Investor concerns about the negative impact of the omicron variant on economic growth eased modestly this week, which was good for stocks but unfavorable for mortgage rates. The latest inflation data came in right on target and caused little reaction. Mortgage rates ended the week a little higher.
The Consumer Price Index (CPI) is a closely watched inflation indicator that looks at price changes for a broad range of goods and services. Core CPI excludes the volatile food and energy components and provides a clearer picture of the longer-term trend. In November, Core CPI was 4.9% higher than a year ago, up from an annual rate of increase of 4.6% last month, and the highest level since 1991.
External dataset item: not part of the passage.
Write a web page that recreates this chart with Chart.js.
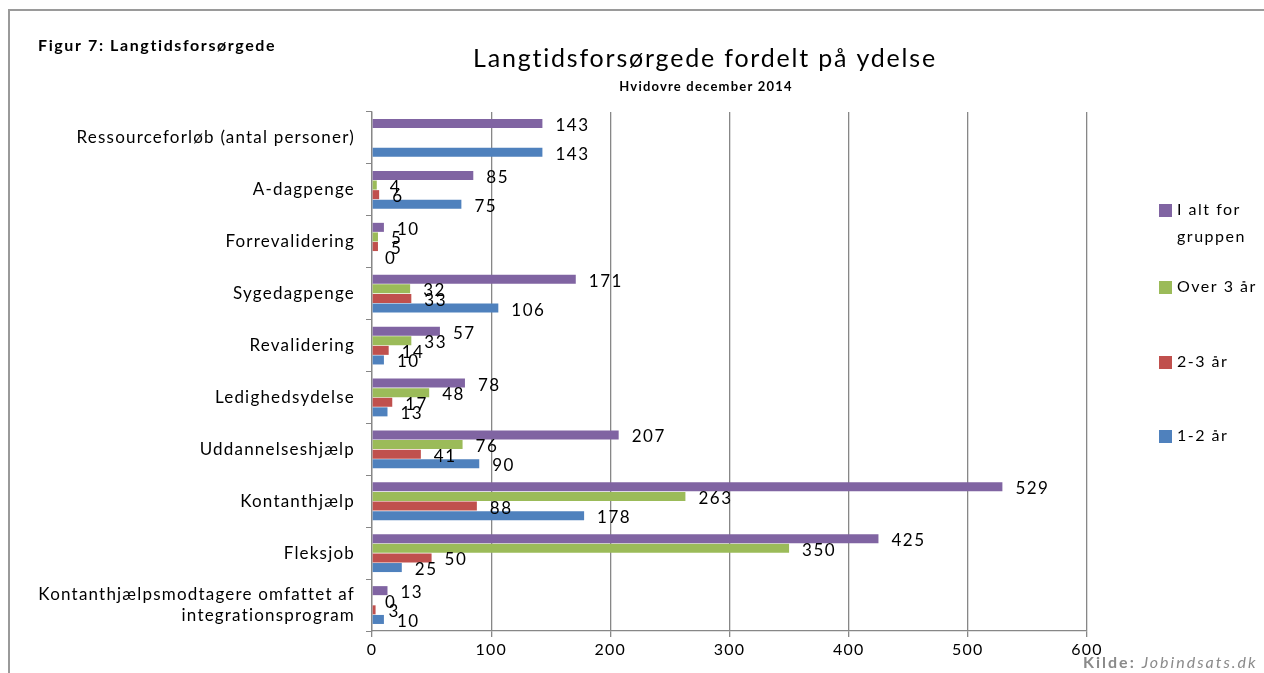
<!DOCTYPE html>
<html lang="da">
<head>
<meta charset="utf-8">
<title>Langtidsforsørgede fordelt på ydelse</title>
<script src="https://cdn.jsdelivr.net/npm/chart.js@4.4.1/dist/chart.umd.min.js"></script>
<style>
    html, body { margin: 0; padding: 0; background: #fff; }
    #wrap { position: relative; width: 1264px; height: 673px; }
</style>
</head>
<body>
<div id="wrap"><canvas id="chart" width="1264" height="673"></canvas></div>
<script>
// --- DATA ---
const categories = [
    'Ressourceforløb (antal personer)',
    'A-dagpenge',
    'Forrevalidering',
    'Sygedagpenge',
    'Revalidering',
    'Ledighedsydelse',
    'Uddannelseshjælp',
    'Kontanthjælp',
    'Fleksjob',
    ['Kontanthjælpsmodtagere omfattet af', 'integrationsprogram']
];
const seriesNames = ['I alt for gruppen', 'Over 3 år', '2-3 år', '1-2 år'];
const iAlt    = [143, 85, 10, 171, 57, 78, 207, 529, 425, 13];
const over3   = [null, 4, 5, 32, 33, 48, 76, 263, 350, 0];
const aar2til3 = [null, 6, 5, 33, 14, 17, 41, 88, 50, 3];
const aar1til2 = [143, 75, 0, 106, 10, 13, 90, 178, 25, 10];
const xTicks = [0, 100, 200, 300, 400, 500, 600];

const colors = ['#8064a2', '#9bbb59', '#c0504d', '#4f81bd'];
const FONT = 'Lato, "Open Sans", sans-serif';

// --- TEXT + LEGEND OVERLAY ---
const overlay = {
    id: 'overlay',
    beforeDraw(chart) {
        const ctx = chart.ctx;
        ctx.save();
        ctx.fillStyle = '#fff';
        ctx.fillRect(0, 0, chart.width, chart.height);
        // frame of the figure
        ctx.strokeStyle = '#9a9a9a';
        ctx.lineWidth = 2;
        ctx.beginPath();
        ctx.moveTo(9, chart.height);
        ctx.lineTo(9, 10);
        ctx.lineTo(chart.width, 10);
        ctx.stroke();
        ctx.restore();
        ctx.letterSpacing = '1.2px';
    },
    afterDatasetsDraw(chart) {
        const ctx = chart.ctx;
        ctx.save();
        ctx.letterSpacing = '1.5px';
        ctx.font = '17px ' + FONT;
        ctx.fillStyle = '#000';
        ctx.textAlign = 'left';
        ctx.textBaseline = 'middle';
        chart.data.datasets.forEach((ds, i) => {
            const meta = chart.getDatasetMeta(i);
            meta.data.forEach((bar, j) => {
                const v = ds.data[j];
                if (v === null) return;
                ctx.fillText(String(v), bar.x + 13, bar.y + 2);
            });
        });
        ctx.restore();
    },
    afterDraw(chart) {
        const ctx = chart.ctx;
        ctx.save();
        ctx.fillStyle = '#000';
        ctx.textBaseline = 'middle';

        ctx.letterSpacing = '1.6px';
        ctx.font = 'bold 16px ' + FONT;
        ctx.textAlign = 'left';
        ctx.fillText('Figur 7: Langtidsforsørgede', 38, 46);

        ctx.textAlign = 'center';
        ctx.letterSpacing = '1.8px';
        ctx.font = '25px ' + FONT;
        ctx.fillText('Langtidsforsørgede fordelt på ydelse', 705, 59);
        ctx.letterSpacing = '1.2px';
        ctx.font = 'bold 13px ' + FONT;
        ctx.fillText('Hvidovre december 2014', 706, 87);

        // legend
        ctx.textAlign = 'left';
        ctx.letterSpacing = '1.5px';
        ctx.font = '16px ' + FONT;
        const legendY = [210, 287, 362, 436];
        seriesNames.forEach((name, i) => {
            const y = legendY[i];
            ctx.fillStyle = colors[i];
            ctx.fillRect(1159, y - 6, 13, 13);
            ctx.fillStyle = '#000';
            if (i === 0) {
                ctx.fillText('I alt for', 1177, y);
                ctx.fillText('gruppen', 1177, y + 27);
            } else {
                ctx.fillText(name, 1177, y);
            }
        });

        // source
        ctx.textAlign = 'left';
        ctx.fillStyle = '#8a8a8a';
        ctx.letterSpacing = '2px';
        ctx.font = 'bold 16px ' + FONT;
        ctx.fillText('Kilde:', 1083, 663);
        const w = ctx.measureText('Kilde: ').width;
        ctx.font = 'italic 16px ' + FONT;
        ctx.fillText('Jobindsats.dk', 1083 + w, 663);
        ctx.restore();
    }
};

const ctx = document.getElementById('chart');
new Chart(ctx, {
    type: 'bar',
    data: {
        labels: categories,
        datasets: [iAlt, over3, aar2til3, aar1til2].map((d, i) => ({
            label: seriesNames[i],
            data: d,
            backgroundColor: colors[i],
            borderWidth: 0,
            categoryPercentage: 0.74,
            barPercentage: 0.94
        }))
    },
    options: {
        indexAxis: 'y',
        responsive: false,
        animation: false,
        events: [],
        layout: { padding: { top: 112, right: 177, bottom: 0, left: 0 } },
        plugins: {
            legend: { display: false },
            title: { display: false },
            tooltip: { enabled: false }
        },
        scales: {
            x: {
                min: xTicks[0],
                max: xTicks[xTicks.length - 1],
                afterBuildTicks: (scale) => { scale.ticks = xTicks.map(v => ({ value: v })); },
                afterFit: (scale) => { scale.height = 42; },
                grid: { color: '#878787', lineWidth: 1.3, tickLength: 6, drawTicks: true },
                border: { color: '#878787', width: 1.3 },
                ticks: { color: '#000', font: { family: FONT, size: 16 }, padding: 3 }
            },
            y: {
                afterFit: (scale) => { scale.width = 372; },
                grid: { drawOnChartArea: false, color: '#878787', tickLength: 6, offset: true },
                border: { color: '#878787', width: 1.3 },
                ticks: { color: '#000', font: { family: FONT, size: 17 }, padding: 11, lineHeight: 1.35 }
            }
        }
    },
    plugins: [overlay]
});
</script>
</body>
</html>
There are many reasons why the annual core inflation rate has jumped from the readings below 2.0% seen earlier in the year, including a tight labor market, strong consumer demand for goods, rising energy prices, and supply chain disruptions. Shortages for many items have caused enormous cost increases, such as used cars prices which are 31% higher than a year ago. Fed officials and economists are divided about to what degree the recent spike in inflation is due to temporary factors caused by the pandemic or are more structural (long-lasting) in nature. As incoming data has tilted more toward the latter case, investors have pulled forward the expected timeline for Fed rate hikes, and the first is anticipated to take place around May of next year.
The JOLTS report measures job openings and labor turnover rates, and the latest data indicated that the labor market remains very tight. At the end of October, there were a massive 11 million job openings, close to the recent record high, and about 4 million more than in January 2020 prior to the pandemic. A high level of job openings reflects a strong labor market, as companies struggle to hire enough workers with the necessary skills. A very large number of employees also willingly left their jobs in October. This is viewed as a sign of labor market strength as well, since people usually quit only if they expect that they can find better jobs.
The Department of Labor releases the total number of new claims for unemployment insurance each week, and the latest reading was just 184,000. This was the lowest level since 1969 and down from elevated figures in the millions seen last spring during the partial shutdown of the economy.
Looking ahead, investors will closely follow news on the omicron variant. Beyond that, the next Fed meeting will take place on December 15, and investors will look for additional guidance on the pace for tapering bond purchases and the timing for future rate hikes. Retail Sales also will be released on Wednesday. Since consumer spending accounts for over two-thirds of U.S. economic activity, the retail sales data is a key indicator of growth. Housing Starts will come out on Thursday. The next European Central Bank meeting also will take place on Thursday.